Tensor-Based Sparsity Order Estimation for Big Data Applications

In Big Data Processing we typically face very large data sets that are highly structured. To save the computation and storage cost, it is desirable to extract the essence of the data from a reduced number of observations. One example of such a structural constraint is sparsity. If the data possesses a sparse representation in a suitable domain, it can be recovered from a small number of linear projections into a low-dimensional space. In this case, the degree of sparsity, referred to as sparsity order, is of high interest. It has recently been shown that if the measurement matrix obey certain structural constraints, one can estimate the sparsity order directly from the compressed data. The rich structure of the measurement matrix allows to rearrange the multiple-snapshot measurement vectors into a fourth-order tensor with rank equal to the desired sparsity order.
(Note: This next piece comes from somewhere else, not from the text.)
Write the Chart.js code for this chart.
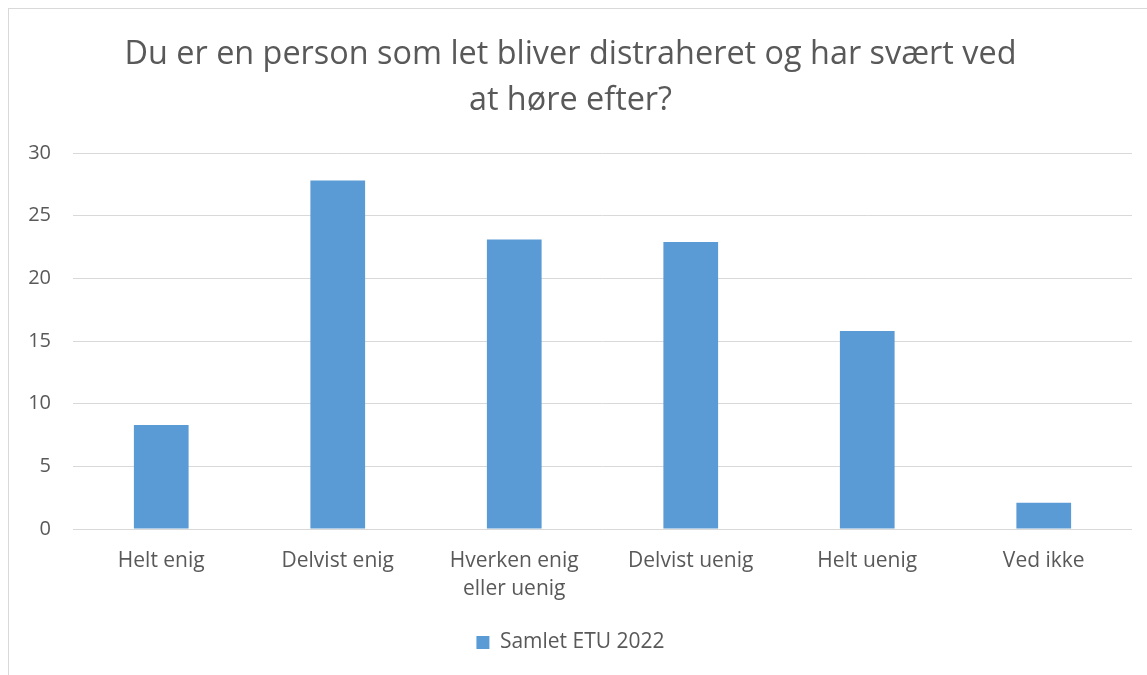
<!DOCTYPE html>
<html>
<head>
<meta charset="utf-8">
<script src="https://cdn.jsdelivr.net/npm/chart.js@4.4.0/dist/chart.umd.min.js"></script>
<style>
    html, body { margin: 0; padding: 0; background: #fff; overflow: hidden; }
    #frame {
        position: absolute; left: 8px; top: 8px;
        width: 1200px; height: 700px;
        border: 1px solid #d9d9d9;
    }
    #wrap { position: absolute; left: 0; top: 0; width: 1154px; height: 666px; }
</style>
</head>
<body>
<div id="frame">
    <div id="wrap"><canvas id="chart"></canvas></div>
</div>
<script>
const categories = ["Helt enig", "Delvist enig", ["Hverken enig", "eller uenig"], "Delvist uenig", "Helt uenig", "Ved ikke"];
const values = [8.3, 27.8, 23.1, 22.9, 15.8, 2.1];
const seriesName = "Samlet ETU 2022";
const titleLines = ["Du er en person som let bliver distraheret og har svært ved", "at høre efter?"];

const textColor = "#595959";
const gridColor = "#d9d9d9";
const barColor = "#5b9bd5";
const fontFamily = "'Open Sans', Lato, sans-serif";

const ctx = document.getElementById('chart').getContext('2d');

new Chart(ctx, {
    type: 'bar',
    data: {
        labels: categories,
        datasets: [{
            label: seriesName,
            data: values,
            backgroundColor: barColor,
            borderWidth: 0,
            categoryPercentage: 1.0,
            barPercentage: 0.31
        }]
    },
    options: {
        responsive: true,
        maintainAspectRatio: false,
        animation: false,
        layout: { padding: { top: 0, right: 31, bottom: 12, left: 0 } },
        plugins: {
            title: {
                display: true,
                text: titleLines,
                color: textColor,
                font: { family: fontFamily, size: 32.4, weight: 'normal', lineHeight: 1.42 },
                padding: { top: 23, bottom: 29 }
            },
            legend: {
                position: 'bottom',
                onClick: null,
                labels: {
                    color: textColor,
                    font: { family: fontFamily, size: 21 },
                    boxWidth: 13,
                    boxHeight: 13,
                    padding: 10
                }
            },
            tooltip: { enabled: false }
        },
        scales: {
            x: {
                grid: { display: false },
                border: { display: false },
                ticks: {
                    color: textColor,
                    font: { family: fontFamily, size: 21, lineHeight: 1.33 },
                    padding: 10,
                    maxRotation: 0,
                    autoSkip: false
                },
                afterFit: scale => { scale.height = 93; }
            },
            y: {
                min: 0,
                max: 30,
                ticks: {
                    stepSize: 5,
                    color: textColor,
                    font: { family: fontFamily, size: 20 },
                    padding: 22
                },
                grid: { color: gridColor, lineWidth: 1, drawTicks: false },
                border: { display: false },
                afterFit: scale => { scale.width = 64; }
            }
        }
    }
});
</script>
</body>
</html>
In this paper, we exploit the multilinear structure of the data for accurate sparsity order estimation with improved identifiability. We discuss the choice of the parameters, i.e., the block size, block offset, and number of blocks, to maximize the sparsity order that can be inferred from a certain number of observations, and compare state-of-the-art order selection algorithms for sparsity order estimation under the chosen parameter settings. By performing an extensive campaign of simulations, we show that the discriminant function based method and the random matrix theory algorithm outperform other approaches in small and large snapshot-number scenarios, respectively.